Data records
###

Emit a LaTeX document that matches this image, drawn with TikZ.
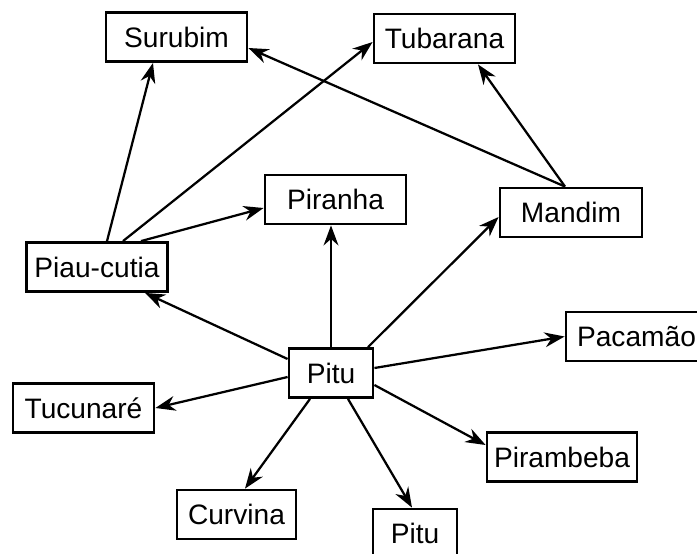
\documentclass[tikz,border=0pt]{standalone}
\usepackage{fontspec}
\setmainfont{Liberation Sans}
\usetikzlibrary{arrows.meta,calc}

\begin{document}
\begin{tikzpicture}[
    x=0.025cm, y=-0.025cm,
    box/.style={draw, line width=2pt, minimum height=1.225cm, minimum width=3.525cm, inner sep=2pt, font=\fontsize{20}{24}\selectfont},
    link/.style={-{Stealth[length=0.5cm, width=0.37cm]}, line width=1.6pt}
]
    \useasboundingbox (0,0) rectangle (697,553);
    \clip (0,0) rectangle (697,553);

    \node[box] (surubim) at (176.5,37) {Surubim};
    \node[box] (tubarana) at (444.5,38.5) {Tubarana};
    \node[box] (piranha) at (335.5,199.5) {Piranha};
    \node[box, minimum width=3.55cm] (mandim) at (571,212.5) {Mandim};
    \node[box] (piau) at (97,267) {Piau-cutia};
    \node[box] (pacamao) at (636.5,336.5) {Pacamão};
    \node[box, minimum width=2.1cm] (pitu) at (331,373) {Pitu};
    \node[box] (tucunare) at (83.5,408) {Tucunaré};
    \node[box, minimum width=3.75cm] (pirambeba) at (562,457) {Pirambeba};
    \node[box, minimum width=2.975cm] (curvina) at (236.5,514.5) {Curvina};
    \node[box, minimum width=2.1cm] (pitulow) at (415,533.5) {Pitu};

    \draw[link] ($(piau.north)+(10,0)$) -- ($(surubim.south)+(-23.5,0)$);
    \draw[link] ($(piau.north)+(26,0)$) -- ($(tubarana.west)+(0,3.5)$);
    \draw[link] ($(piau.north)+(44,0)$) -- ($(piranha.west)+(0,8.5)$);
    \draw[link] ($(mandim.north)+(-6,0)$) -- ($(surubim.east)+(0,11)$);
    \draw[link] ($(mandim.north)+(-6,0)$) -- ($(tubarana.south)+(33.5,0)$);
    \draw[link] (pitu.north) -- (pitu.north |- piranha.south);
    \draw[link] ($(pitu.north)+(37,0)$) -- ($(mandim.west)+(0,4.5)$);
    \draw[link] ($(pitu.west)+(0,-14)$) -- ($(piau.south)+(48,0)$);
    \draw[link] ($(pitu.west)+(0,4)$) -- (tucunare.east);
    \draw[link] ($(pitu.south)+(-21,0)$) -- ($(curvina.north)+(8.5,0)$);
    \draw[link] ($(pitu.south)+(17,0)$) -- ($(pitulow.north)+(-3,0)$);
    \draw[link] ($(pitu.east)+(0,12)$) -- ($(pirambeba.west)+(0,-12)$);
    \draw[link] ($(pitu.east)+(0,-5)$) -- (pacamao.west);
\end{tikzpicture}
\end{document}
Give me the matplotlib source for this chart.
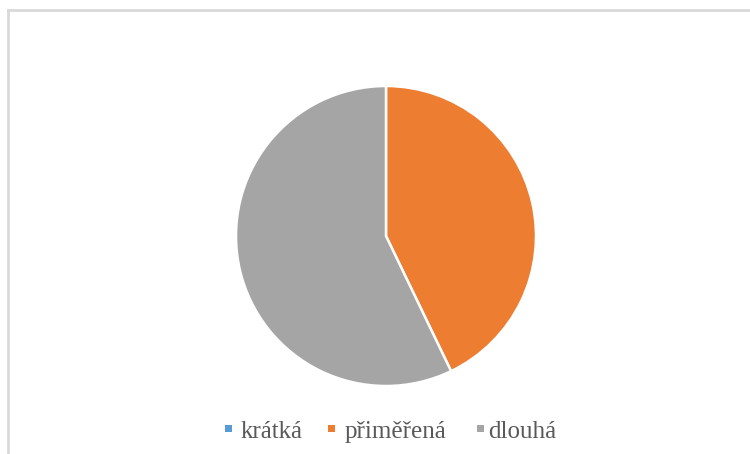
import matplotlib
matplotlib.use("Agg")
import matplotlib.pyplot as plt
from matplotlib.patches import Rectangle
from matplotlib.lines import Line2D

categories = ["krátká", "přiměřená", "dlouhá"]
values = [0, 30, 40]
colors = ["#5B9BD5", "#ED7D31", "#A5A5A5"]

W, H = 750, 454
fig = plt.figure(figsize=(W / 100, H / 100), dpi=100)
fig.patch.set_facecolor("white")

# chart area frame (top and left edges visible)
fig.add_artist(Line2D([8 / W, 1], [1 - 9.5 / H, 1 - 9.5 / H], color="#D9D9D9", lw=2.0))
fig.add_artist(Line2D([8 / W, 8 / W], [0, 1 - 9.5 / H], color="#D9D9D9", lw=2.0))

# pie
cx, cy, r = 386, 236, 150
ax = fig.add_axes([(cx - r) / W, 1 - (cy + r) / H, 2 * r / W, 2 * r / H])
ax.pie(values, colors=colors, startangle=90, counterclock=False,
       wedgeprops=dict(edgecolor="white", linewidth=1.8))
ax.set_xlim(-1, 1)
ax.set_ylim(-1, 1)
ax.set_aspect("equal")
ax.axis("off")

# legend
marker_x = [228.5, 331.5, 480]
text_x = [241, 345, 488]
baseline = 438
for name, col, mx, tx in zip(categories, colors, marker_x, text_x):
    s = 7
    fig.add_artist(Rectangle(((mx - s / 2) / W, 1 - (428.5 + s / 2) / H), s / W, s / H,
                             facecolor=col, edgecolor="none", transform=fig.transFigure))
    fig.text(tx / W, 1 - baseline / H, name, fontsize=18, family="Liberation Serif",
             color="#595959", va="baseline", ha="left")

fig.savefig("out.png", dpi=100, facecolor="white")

###

Repeat the lines exactly as they stand, from the opening line of the data through the line with "minimum width=2.1cm] (pitulow)". Pictures stay out of the copy.

Emit a LaTeX document that matches this image, drawn with TikZ.
\documentclass[tikz,border=0pt]{standalone}
\usepackage{fontspec}
\setmainfont{Liberation Sans}
\usetikzlibrary{arrows.meta,calc}

\begin{document}
\begin{tikzpicture}[
    x=0.025cm, y=-0.025cm,
    box/.style={draw, line width=2pt, minimum height=1.225cm, minimum width=3.525cm, inner sep=2pt, font=\fontsize{20}{24}\selectfont},
    link/.style={-{Stealth[length=0.5cm, width=0.37cm]}, line width=1.6pt}
]
    \useasboundingbox (0,0) rectangle (697,553);
    \clip (0,0) rectangle (697,553);

    \node[box] (surubim) at (176.5,37) {Surubim};
    \node[box] (tubarana) at (444.5,38.5) {Tubarana};
    \node[box] (piranha) at (335.5,199.5) {Piranha};
    \node[box, minimum width=3.55cm] (mandim) at (571,212.5) {Mandim};
    \node[box] (piau) at (97,267) {Piau-cutia};
    \node[box] (pacamao) at (636.5,336.5) {Pacamão};
    \node[box, minimum width=2.1cm] (pitu) at (331,373) {Pitu};
    \node[box] (tucunare) at (83.5,408) {Tucunaré};
    \node[box, minimum width=3.75cm] (pirambeba) at (562,457) {Pirambeba};
    \node[box, minimum width=2.975cm] (curvina) at (236.5,514.5) {Curvina};
    \node[box, minimum width=2.1cm] (pitulow) at (415,533.5) {Pitu};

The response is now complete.